The burden of university admission expectations
Throughout my high-school life, I have held a decent academic record, enough to satisfy my parents and not too shabby to feel bad about myself. However, this same record brought with it an unforeseen curse of unrealistic expectations from teachers and peers.
While it is completely fine for teachers to have certain expectations from their students, it becomes toxic when these projected hopes become unrealistic. This usually happens when a particular student reaches above-average academic achievements.
Consequently, teachers expect other students with a similar academic proficiency to attain similar achievements by getting accepted into prestigious institutions abroad or top public universities in the country.
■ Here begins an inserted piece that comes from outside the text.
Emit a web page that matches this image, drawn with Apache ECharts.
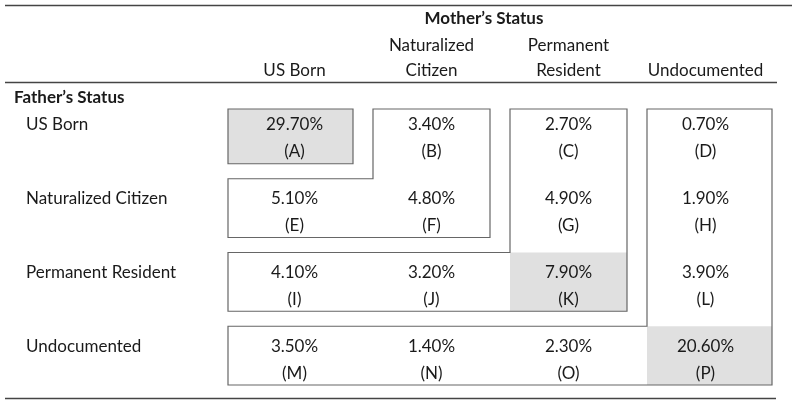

Often, the respect students get from their teachers is dependent upon whether or not the pupil meets their expectations. The fact that not everyone has the economic resources to pursue relevant extracurricular activities or apply to universities abroad is of little importance.
This can be harmful because if a student is not accepted to a prestigious institution, they often break down mentally. Unfortunately, students tie up their ability to succeed with what their teachers and peers project onto them. So, when they fail to meet the overarching expectations of their friends and teachers, they believe that they are simply not good enough for succeeding in anything else.
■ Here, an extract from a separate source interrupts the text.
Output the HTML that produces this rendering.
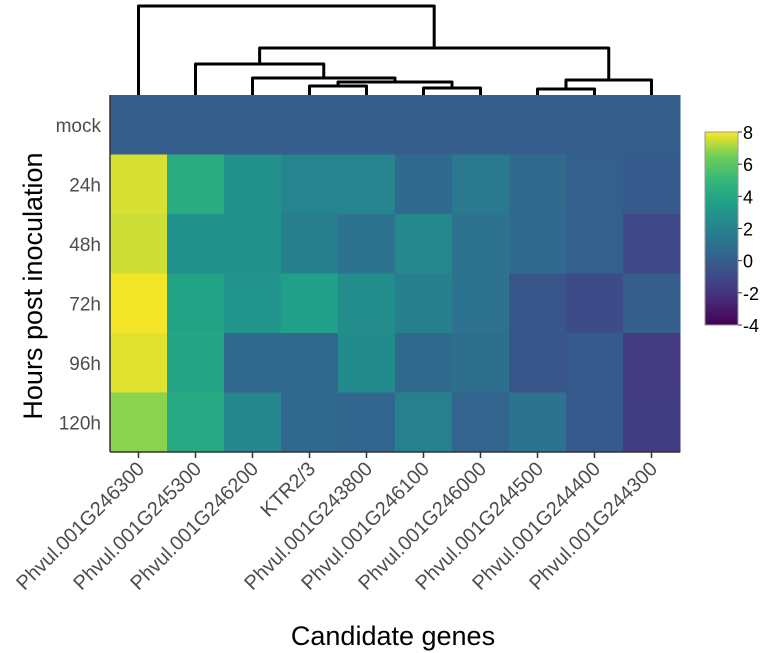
<!DOCTYPE html>
<html><head><meta charset="utf-8"><style>
html,body{margin:0;padding:0;background:#fff;width:767px;height:653px;overflow:hidden}
text{font-family:"Liberation Sans",sans-serif}
</style></head><body>
<svg id="chart" width="767" height="653" xmlns="http://www.w3.org/2000/svg">
<defs><linearGradient id="cbg" x1="0" y1="1" x2="0" y2="0">
<stop offset="0" stop-color="#440154"/><stop offset="0.125" stop-color="#482878"/><stop offset="0.25" stop-color="#3e4a89"/><stop offset="0.375" stop-color="#31688e"/><stop offset="0.5" stop-color="#26828e"/><stop offset="0.625" stop-color="#1f9e89"/><stop offset="0.75" stop-color="#35b779"/><stop offset="0.875" stop-color="#6ece58"/><stop offset="1" stop-color="#fde725"/></linearGradient></defs>
<g id="cells"></g>
<g id="dendro" fill="none" stroke="#000" stroke-width="3" stroke-linejoin="round"></g>
<g id="xaxis"></g>
<g id="yaxis"></g>
<text x="0" y="0" transform="translate(42,286) rotate(-90)" text-anchor="middle" font-size="27" fill="#000">Hours post inoculation</text>
<text x="393" y="645" text-anchor="middle" font-size="27" fill="#000">Candidate genes</text>
<g id="cbar">
<rect x="705" y="132" width="33" height="193" fill="url(#cbg)" stroke="#999" stroke-width="1"/>
</g>
</svg>
<script>
const genes=["Phvul.001G246300","Phvul.001G245300","Phvul.001G246200","KTR2/3","Phvul.001G243800","Phvul.001G246100","Phvul.001G246000","Phvul.001G244500","Phvul.001G244400","Phvul.001G244300"];
const times=["mock","24h","48h","72h","96h","120h"];
const rowMock=[0,0,0,0,0,0,0,0,0,0];
const row24=[7.6,4.3,2.8,2.1,2.1,0.6,1.5,0.7,0.1,-0.2];
const row48=[7.5,2.8,2.8,1.8,1.1,2.3,1.1,0.6,0.1,-1.1];
const row72=[7.9,3.8,3.0,3.6,2.6,1.8,1.1,-0.4,-0.9,0];
const row96=[7.7,3.9,0.5,0.5,2.5,0.7,0.9,-0.4,-0.2,-1.7];
const row120=[6.8,4.1,2.2,0.5,0.4,1.9,0.3,1.1,-0.2,-1.6];
const values=[rowMock,row24,row48,row72,row96,row120];
const cbTicks=[8,6,4,2,0,-2,-4];
const vmin=-4,vmax=8;
const X0=110,X1=680,Y0=95,Y1=452;
const cw=(X1-X0)/genes.length, rh=(Y1-Y0)/times.length;
const xs=i=>X0+cw*i, ys=j=>Y0+rh*j;
const vir=[[68,1,84],[72,40,120],[62,74,137],[49,104,142],[38,130,142],[31,158,137],[53,183,121],[110,206,88],[253,231,37]];
function color(v){let t=Math.max(0,Math.min(1,(v-vmin)/(vmax-vmin)))*8;let i=Math.min(7,Math.floor(t)),f=t-i;const a=vir[i],b=vir[i+1];return `rgb(${a.map((c,k)=>Math.round(c+(b[k]-c)*f)).join(',')})`;}
const NS="http://www.w3.org/2000/svg";
function mk(tag,at,par){const e=document.createElementNS(NS,tag);for(const k in at)e.setAttribute(k,at[k]);par.appendChild(e);return e;}
const cells=document.getElementById('cells');
values.forEach((row,j)=>row.forEach((v,i)=>{
 const r=mk('rect',{x:xs(i),y:ys(j),width:cw+0.5,height:rh+0.5,fill:color(v)},cells);
 
 
}));
const xa=document.getElementById('xaxis');
mk('line',{x1:X0,y1:Y1,x2:X1,y2:Y1,stroke:'#333','stroke-width':1.5},xa);
genes.forEach((g,i)=>{
 const cx=xs(i)+cw/2;
 mk('line',{x1:cx,y1:Y1,x2:cx,y2:Y1+6,stroke:'#333','stroke-width':1.5},xa);
 const t=mk('text',{x:0,y:0,transform:`translate(${cx+7},${Y1+18}) rotate(-45)`,'text-anchor':'end','font-size':20,fill:'#4d4d4d'},xa);
 t.textContent=g;
 
 
});
const ya=document.getElementById('yaxis');
mk('line',{x1:X0,y1:Y0,x2:X0,y2:Y1,stroke:'#333','stroke-width':1.5},ya);
times.forEach((tm,j)=>{
 const t=mk('text',{x:101,y:ys(j)+rh/2+7,'text-anchor':'end','font-size':19,fill:'#4d4d4d'},ya);
 t.textContent=tm;
 
 
});
const cb=document.getElementById('cbar');
cbTicks.forEach(v=>{
 const y=132+193*(vmax-v)/(vmax-vmin);
 mk('line',{x1:738,y1:y,x2:742,y2:y,stroke:'#333'},cb);
 const t=mk('text',{x:743,y:y+7,'font-size':18,fill:'#000'},cb);
 t.textContent=v;
 
 
});
const lx=i=>xs(i)+cw/2;
const dd=document.getElementById('dendro');
function link(x1,y1,x2,y2,yt){const p=mk('path',{d:`M${x1},${y1}V${yt}H${x2}V${y2}`},dd);}
const a=(lx(3)+lx(4))/2, b=(lx(5)+lx(6))/2, c=(a+b)/2, d=(lx(2)+c)/2, e=(lx(1)+d)/2;
const f=(lx(7)+lx(8))/2, g=(f+lx(9))/2, h=(e+g)/2;
link(lx(3),Y0,lx(4),Y0,86);
link(lx(5),Y0,lx(6),Y0,88);
link(a,86,b,88,82);
link(lx(2),Y0,c,82,78);
link(lx(1),Y0,d,78,64);
link(lx(7),Y0,lx(8),Y0,89);
link(f,89,lx(9),Y0,80);
link(e,64,g,80,48);
link(lx(0),Y0,h,48,6);
</script>
</body></html>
To rub salt into the wound, your friends getting into top colleges can make matters worse. In such cases, the ones who succeed may socially alienate the ones who were not able to make it to the top.
At that point, imposter syndrome starts to kick in when your friends reach the top while you may be unable to reach the same heights. A quote from the movie 3 Idiots encapsulates this feeling perfectly: "It makes one very sad if a friend fails, but it makes them even sadder if a friend comes first."
But, what can one do to cope with such incidents? While it may seem very difficult to deal with, the truth is external expectations should not make us concerned. Most of the time, their expectations are not what we expect from ourselves but rather their presumptions about us. This means that their projections are solely their problem and none of yours. Understanding this can ease the discomfort we have about not meeting those inflated expectations.
Additionally, ask yourself what you really want for yourself. Is your wish to study abroad really something you want for yourself or is it because you want to live up to expectations? Do you really wish to leave your family behind for this? Do you really wish to study in a public university, even if the social climate may not be suitable for you? Separate your own thoughts and goals from what people expect from you and you will be able to choose the best course of action for yourself.
Learning to let go of the toxic projections of your friends and teachers is not necessarily fighting those expectations nor resenting them, but rather putting them rightly where they belong: out of your head!